По убеждению Расина, герой трагедии "не только не должен быть совершенным, но ему всегда надлежит обладать каким-нибудь несовершенством". В другом месте он раскрывает свою мысль подробнее: "Аристотель не только весьма далек от того, чтобы требовать от нас совершенных героев, но, напротив, желает, чтобы трагические персонажи, то есть те, чьи несчастья создают катастрофу и трагедии, не были не до конца добрыми, ни до конца злыми" и мотивирует необходимость верной пропорции целью: страдающие герои должны вызывать жалость, а не отвращение.

Советская теория характеризовала героя в одобрительных тонах, скрывая тем самым греховный нерв драмы.

"Драматический герой двойствен, психологически сложен, способен к самопознанию и глубокому чувству, обречен на страдание. Он олицетворяет собой некий духовный максимум". Как прокомментировать эти характеристики?

"Духовный максимум". Так именует страстный человек состояние, когда распрямится и зазвенит в нем пружина гордыни, когда почувствует в себе он силу неуемную, необузданную, когда каждая клеточка души возликует самостным напряжением, наполнится удовлетворенным или томящимся тщеславием, когда сонм прочих страстей понесет корабль его жизни в неведомом направлении. Жалок этот максимум пред лицом заповеданной человеку святой нормы!

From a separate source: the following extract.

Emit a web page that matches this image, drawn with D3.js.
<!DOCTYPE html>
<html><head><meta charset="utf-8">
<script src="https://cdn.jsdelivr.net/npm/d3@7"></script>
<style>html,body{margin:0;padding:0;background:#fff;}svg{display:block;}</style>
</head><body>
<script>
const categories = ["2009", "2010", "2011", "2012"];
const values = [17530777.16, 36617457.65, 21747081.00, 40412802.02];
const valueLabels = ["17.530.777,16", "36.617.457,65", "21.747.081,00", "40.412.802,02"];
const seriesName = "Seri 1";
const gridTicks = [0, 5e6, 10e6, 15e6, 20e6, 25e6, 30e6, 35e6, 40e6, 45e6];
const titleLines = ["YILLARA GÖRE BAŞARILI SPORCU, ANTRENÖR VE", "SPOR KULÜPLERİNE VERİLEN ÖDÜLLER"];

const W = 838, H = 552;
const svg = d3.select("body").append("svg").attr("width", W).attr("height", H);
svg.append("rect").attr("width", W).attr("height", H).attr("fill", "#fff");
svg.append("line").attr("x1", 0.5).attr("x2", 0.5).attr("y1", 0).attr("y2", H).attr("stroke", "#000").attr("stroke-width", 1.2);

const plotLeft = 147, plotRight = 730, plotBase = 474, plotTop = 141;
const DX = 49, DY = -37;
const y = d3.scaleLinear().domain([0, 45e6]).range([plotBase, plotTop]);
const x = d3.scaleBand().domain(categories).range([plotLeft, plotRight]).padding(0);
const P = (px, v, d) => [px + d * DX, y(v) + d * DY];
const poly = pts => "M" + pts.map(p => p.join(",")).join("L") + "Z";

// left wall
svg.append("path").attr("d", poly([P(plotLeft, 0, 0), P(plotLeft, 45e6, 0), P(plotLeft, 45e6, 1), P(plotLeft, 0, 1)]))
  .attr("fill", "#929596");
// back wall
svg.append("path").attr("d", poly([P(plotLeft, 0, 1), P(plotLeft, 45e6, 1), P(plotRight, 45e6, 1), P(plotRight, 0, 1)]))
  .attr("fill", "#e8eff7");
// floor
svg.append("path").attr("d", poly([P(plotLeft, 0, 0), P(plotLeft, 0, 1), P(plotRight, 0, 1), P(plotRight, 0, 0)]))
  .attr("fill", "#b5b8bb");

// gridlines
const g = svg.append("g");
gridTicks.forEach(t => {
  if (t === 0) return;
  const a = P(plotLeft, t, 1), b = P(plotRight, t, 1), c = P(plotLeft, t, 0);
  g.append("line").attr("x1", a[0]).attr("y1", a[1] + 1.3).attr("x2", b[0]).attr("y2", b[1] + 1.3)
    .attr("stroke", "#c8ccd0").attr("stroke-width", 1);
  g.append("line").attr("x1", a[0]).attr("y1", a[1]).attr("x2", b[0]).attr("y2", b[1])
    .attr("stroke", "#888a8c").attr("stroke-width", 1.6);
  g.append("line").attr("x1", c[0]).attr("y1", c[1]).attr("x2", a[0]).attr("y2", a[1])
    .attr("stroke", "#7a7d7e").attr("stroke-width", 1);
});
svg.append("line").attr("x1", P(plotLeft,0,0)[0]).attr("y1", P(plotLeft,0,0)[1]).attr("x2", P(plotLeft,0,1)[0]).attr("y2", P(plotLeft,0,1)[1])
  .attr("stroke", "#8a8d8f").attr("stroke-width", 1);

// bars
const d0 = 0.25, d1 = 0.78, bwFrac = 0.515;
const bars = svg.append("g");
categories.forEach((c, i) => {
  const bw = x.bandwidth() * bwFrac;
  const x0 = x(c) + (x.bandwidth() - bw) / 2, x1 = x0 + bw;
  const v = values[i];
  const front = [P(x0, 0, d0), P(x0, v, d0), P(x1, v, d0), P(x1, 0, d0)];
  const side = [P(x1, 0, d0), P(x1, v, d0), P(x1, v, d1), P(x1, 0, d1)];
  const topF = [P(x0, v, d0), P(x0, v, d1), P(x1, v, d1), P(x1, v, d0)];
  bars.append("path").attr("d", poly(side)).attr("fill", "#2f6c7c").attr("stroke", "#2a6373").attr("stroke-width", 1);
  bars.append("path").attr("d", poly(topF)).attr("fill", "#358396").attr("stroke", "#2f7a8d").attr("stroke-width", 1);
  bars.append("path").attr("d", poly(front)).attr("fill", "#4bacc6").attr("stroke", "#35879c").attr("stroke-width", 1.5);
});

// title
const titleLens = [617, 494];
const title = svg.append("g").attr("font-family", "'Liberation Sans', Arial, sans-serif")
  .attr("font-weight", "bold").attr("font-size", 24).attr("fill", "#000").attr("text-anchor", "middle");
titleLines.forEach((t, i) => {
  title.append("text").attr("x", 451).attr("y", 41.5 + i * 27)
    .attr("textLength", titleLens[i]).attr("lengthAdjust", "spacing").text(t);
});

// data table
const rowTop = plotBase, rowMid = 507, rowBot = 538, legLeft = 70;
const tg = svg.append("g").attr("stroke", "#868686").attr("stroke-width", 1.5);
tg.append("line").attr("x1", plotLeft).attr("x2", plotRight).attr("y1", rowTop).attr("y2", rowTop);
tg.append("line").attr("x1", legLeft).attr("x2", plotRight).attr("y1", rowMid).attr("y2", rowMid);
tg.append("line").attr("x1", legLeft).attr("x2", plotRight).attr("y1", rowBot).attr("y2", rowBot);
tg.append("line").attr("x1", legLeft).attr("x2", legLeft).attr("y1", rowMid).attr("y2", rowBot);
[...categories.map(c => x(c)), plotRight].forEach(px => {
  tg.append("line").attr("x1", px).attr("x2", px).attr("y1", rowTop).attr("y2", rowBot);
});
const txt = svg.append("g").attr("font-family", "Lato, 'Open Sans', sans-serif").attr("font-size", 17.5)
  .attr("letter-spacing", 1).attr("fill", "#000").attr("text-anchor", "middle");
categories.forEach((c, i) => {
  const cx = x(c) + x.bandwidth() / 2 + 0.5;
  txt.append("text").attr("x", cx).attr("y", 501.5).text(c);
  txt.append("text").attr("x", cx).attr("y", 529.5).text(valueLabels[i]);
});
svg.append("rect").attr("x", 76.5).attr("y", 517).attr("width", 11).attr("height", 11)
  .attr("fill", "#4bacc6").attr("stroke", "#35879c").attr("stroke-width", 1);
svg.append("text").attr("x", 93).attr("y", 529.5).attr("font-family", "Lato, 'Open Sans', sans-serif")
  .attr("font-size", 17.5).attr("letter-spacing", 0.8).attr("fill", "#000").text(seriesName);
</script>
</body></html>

"Способен к самопознанию". Увы! У боримого страстью божественная способность самопознания заменена самомнением, которое не позволяет ему правильно видеть и жизнь. "Быть или не быть?" Лукаво подменяется правильная расстановка смыслов: жизнь с Богом или вечная мука с дьяволом. "Все зло в мире происходит от того, что нет божественного просвещения… все хотят добра, но находятся в помутнении и не могут прийти ко взаимопониманию", — пишет Паисий Святогорец". Познай себя герой — тут же рассыплется "драма", которая есть наваждение, мираж, дьявольский вихрь, питающийся испарениями человеческой греховности. Где тогда ее сумасшествия, раздоры, поединки свирепых воль, убийства? Драма невозможна там, где царят уступчивость, кротость и другие качества открытого, любящего сердца.

"Способен к глубокому чувству". Глубоким чувствам — вырасти ли из самонезнания и самонадеянности? Здесь логическое противоречие. Из греховных завихрений души вырастают не чувства, а замутняющие глубину человека страсти. Они ранее так и назывались в 16 веке — турбуленциями (слово, родственное турбине).

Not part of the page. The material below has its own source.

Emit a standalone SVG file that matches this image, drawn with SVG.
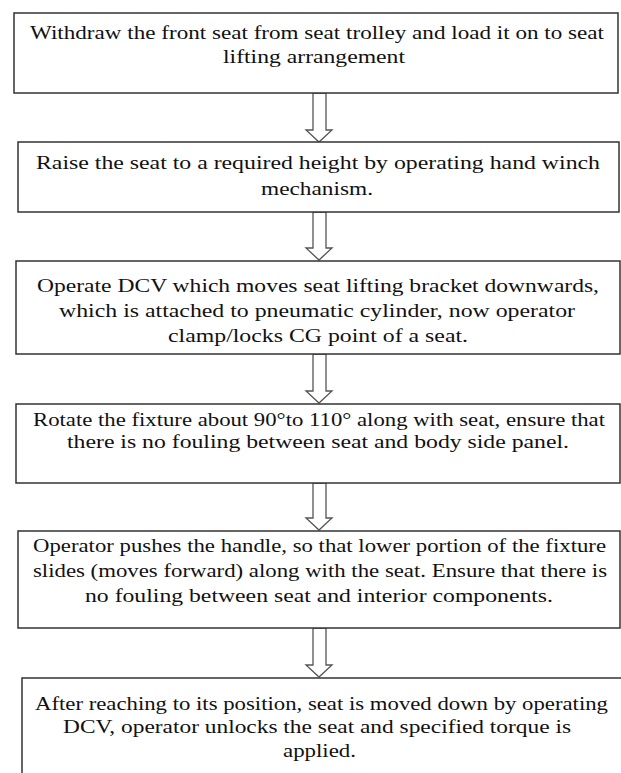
<svg xmlns="http://www.w3.org/2000/svg" width="621" height="773" viewBox="0 0 621 773">
<style>
.box{fill:#fff;stroke:#333;stroke-width:1.5}
.arr{fill:#fff;stroke:#555;stroke-width:1.3;stroke-linejoin:miter}
text{font-family:"Liberation Serif","Times New Roman",serif;font-size:19px;fill:#111}
</style>
<rect width="621" height="773" fill="#fff"/>
<g id="connectors">
<polygon class="arr" points="313,93 326,93 326,130 332,130 319,142 306,130 313,130"/>
<polygon class="arr" points="313,212 326,212 326,248 332,248 319,260 306,248 313,248"/>
<polygon class="arr" points="313,354 326,354 326,391 332,391 319,403 306,391 313,391"/>
<polygon class="arr" points="313,483 326,483 326,518 332,518 319,530 306,518 313,518"/>
<polygon class="arr" points="313,628 326,628 326,665 332,665 319,677 306,665 313,665"/>
</g>
<g id="step1">
<rect class="box" x="14" y="13" width="604" height="80"/>
<text x="30" y="39" textLength="574" lengthAdjust="spacingAndGlyphs">Withdraw the front seat from seat trolley and load it on to seat</text>
<text x="223" y="63" textLength="182" lengthAdjust="spacingAndGlyphs">lifting arrangement</text>
</g>
<g id="step2">
<rect class="box" x="18" y="142" width="601" height="70"/>
<text x="36" y="169" textLength="564" lengthAdjust="spacingAndGlyphs">Raise the seat to a required height by operating hand winch</text>
<text x="261" y="195" textLength="112" lengthAdjust="spacingAndGlyphs">mechanism.</text>
</g>
<g id="step3">
<rect class="box" x="16" y="261" width="604" height="93"/>
<text x="37" y="292" textLength="562" lengthAdjust="spacingAndGlyphs">Operate DCV which moves seat lifting bracket downwards,</text>
<text x="59" y="317" textLength="516" lengthAdjust="spacingAndGlyphs">which is attached to pneumatic cylinder, now operator</text>
<text x="168" y="342" textLength="300" lengthAdjust="spacingAndGlyphs">clamp/locks CG point of a seat.</text>
</g>
<g id="step4">
<rect class="box" x="16" y="404" width="604" height="79"/>
<text x="33" y="426" textLength="572" lengthAdjust="spacingAndGlyphs">Rotate the fixture about 90°to 110° along with seat, ensure that</text>
<text x="67" y="448" textLength="502" lengthAdjust="spacingAndGlyphs">there is no fouling between seat and body side panel.</text>
</g>
<g id="step5">
<rect class="box" x="18" y="531" width="602" height="97"/>
<text x="33" y="552" textLength="573" lengthAdjust="spacingAndGlyphs">Operator pushes the handle, so that lower portion of the fixture</text>
<text x="33" y="577" textLength="574" lengthAdjust="spacingAndGlyphs">slides (moves forward) along with the seat. Ensure that there is</text>
<text x="85" y="602" textLength="468" lengthAdjust="spacingAndGlyphs">no  fouling between seat and interior components.</text>
</g>
<g id="step6">
<rect class="box" x="22" y="678" width="610" height="120"/>
<text x="35" y="710" textLength="573" lengthAdjust="spacingAndGlyphs">After reaching to its position, seat is moved down by operating</text>
<text x="63" y="733" textLength="508" lengthAdjust="spacingAndGlyphs">DCV, operator unlocks the seat and specified torque is</text>
<text x="283" y="757" textLength="73" lengthAdjust="spacingAndGlyphs">applied.</text>
</g>
</svg>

"Обречен на страдание". Обречен? Нет, не рок, не фатум, не судьба, не фаталистическая безысходность — сам герой, его безверие определяют мятущуюся взвихренность жизненного пути, бессмысленного страдания и гибели.

"Двойствен, психологически сложен". "Исправьте сердца, двоедушные" (Иак. 4:8). По-гречески диавол — "надвое кидающий" (слово родственно "волейболу", "баллистике", "балету"). Грех разлучает душу с Богом, с жизнью, ссорит и внутренние силы души между собой, например, волю с чувством (типичная антиномия классической драмы!), хотя они должны сливаться в радостном усилии духа. По слову Флоренского, "все свободно во мне, кроме меня самого".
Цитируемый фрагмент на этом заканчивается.